Melaporkan Surat Pemberitahuan (SPT) Tahunan menjadi kewajiban penting bagi wajib pajak, memberikan pemerintah data keuangan yang mendukung pengelolaan keuangan negara. Meskipun SPT Tahunan meminta informasi rinci mengenai aset, seperti tanah, bangunan, dan kendaraan, banyak yang lupa atau mengabaikan pelaporan dengan benar.
Kesulitan dalam pengelolaan informasi, penilaian aset, dan ketidakpahaman seringkali menjadi penyebab utama kelalaian ini. Selain dampak administratif, pelaporan aset yang tidak akurat dapat mengakibatkan konsekuensi hukum dan ketidaksetaraan dalam sistem perpajakan. Wajib pajak lanjut usia juga mungkin lupa melaporkan perolehan harta, menimbulkan potensi kelalaian dalam pelaporan.
Harta, sebagai unsur inti dalam SPT Tahunan, mencakup seluruh kepemilikan wajib pajak, termasuk tanah, bangunan, kendaraan, dan investasi lainnya. Meski formulir SPT meminta informasi terperinci mengenai harta, banyak yang lalai atau mengabaikannya. Kelalaian ini bukan sekadar masalah administratif, tetapi memiliki dampak serius terhadap kepatuhan perpajakan dan konsekuensi hukum.
Pelaporan harta yang akurat bukan hanya kepatuhan formal, melainkan bentuk transparansi keuangan pribadi, mendukung sistem perpajakan yang adil. Melibatkan wajib pajak dalam pengungkapan harta memastikan kontribusi setimpal dengan kekayaan, mendukung pembangunan dan kebijakan nasional.
Artikel ini akan membahas mengenai permasalahan umum terkait kelalaian dalam melaporkan harta pada SPT Tahunan, dampaknya secara keseluruhan, dan langkah-langkah yang dapat diambil untuk meningkatkan kesadaran dan kepatuhan wajib pajak dalam hal ini.
Aturan yang Berlaku
Seperti yang kita ketahui bahwa setiap hal mengenai tata cara perpajakan sudah diatur dalam sebuah UU KUP sehingga semua sudah tercantum dengan jelas dan apa sanksi bagi yang melanggarnya. Sesuai dengan Pasal 3 ayat 1 UU KUP yang berbunyi, "Setiap Wajib Pajak wajib mengisi Surat Pemberitahuan dengan benar, lengkap, dan jelas, dalam bahasa Indonesia dengan menggunakan huruf Latin, angka Arab, satuan mata uang Rupiah, dan menandatangani serta menyampaikannya ke kantor Direktorat Jenderal Pajak tempat Wajib Pajak terdaftar atau dikukuhkan atau tempat lain yang ditetapkan oleh Direktur Jenderal Pajak." Hal yang bisa digarisbawahi adalah pengisian SPT harus benar, lengkap, dan jelas.

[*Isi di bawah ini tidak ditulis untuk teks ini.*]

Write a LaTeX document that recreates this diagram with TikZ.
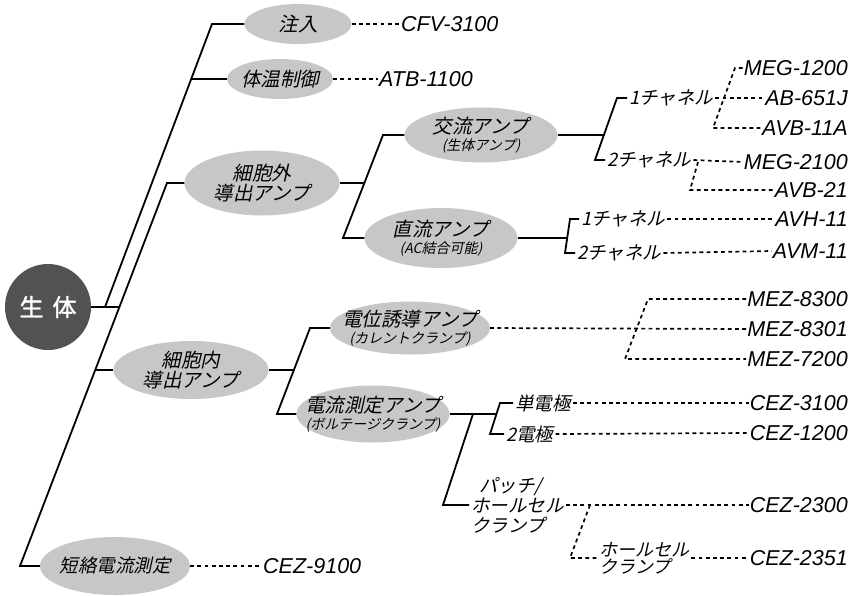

Selain itu, Pasal 3 ayat 2 UU KUP yang berbunyi, "Wajib Pajak sebagaimana dimaksud pada ayat (1) dan ayat (1a) mengambil sendiri Surat Pemberitahuan di tempat yang ditetapkan oleh Direktur Jenderal Pajak atau mengambil dengan cara lain yang tata cara pelaksanaannya diatur dengan atau berdasarkan Peraturan Menteri Keuangan." Menjelaskan bahwa dalam memberi kemudahan bagi Wajib Pajak, maka formular Surat Pemberitahuan disediakan pada kantor-kantor DJP dan tempat lain yang ditentukan oleh Dirjen Pajak yang mudah terjangkau, dan juga Wajib Pajak bisa mengakses situs ataupun web dalam mengisi Surat Pemberitahuan.
Sama dengan Pasal 3 ayat 1 UU KUP, Pasal 4 juga berbicara demikian bahwa setiap Wajib Pajak diharuskan mengisi dan menyampaikan Surat Pemberitahuan dengan benar, lengkap, jelas, dan menandatanganinya. Pasal 28 ayat 7 menyatakan bahwa, "Pembukuan sekurang-kurangnya terdiri atas catatan mengenai harta, kewajiban, modal, penghasilan dan biaya, serta penjualan dan pembelian sehingga dapat dihitung besarnya pajak yang terutang."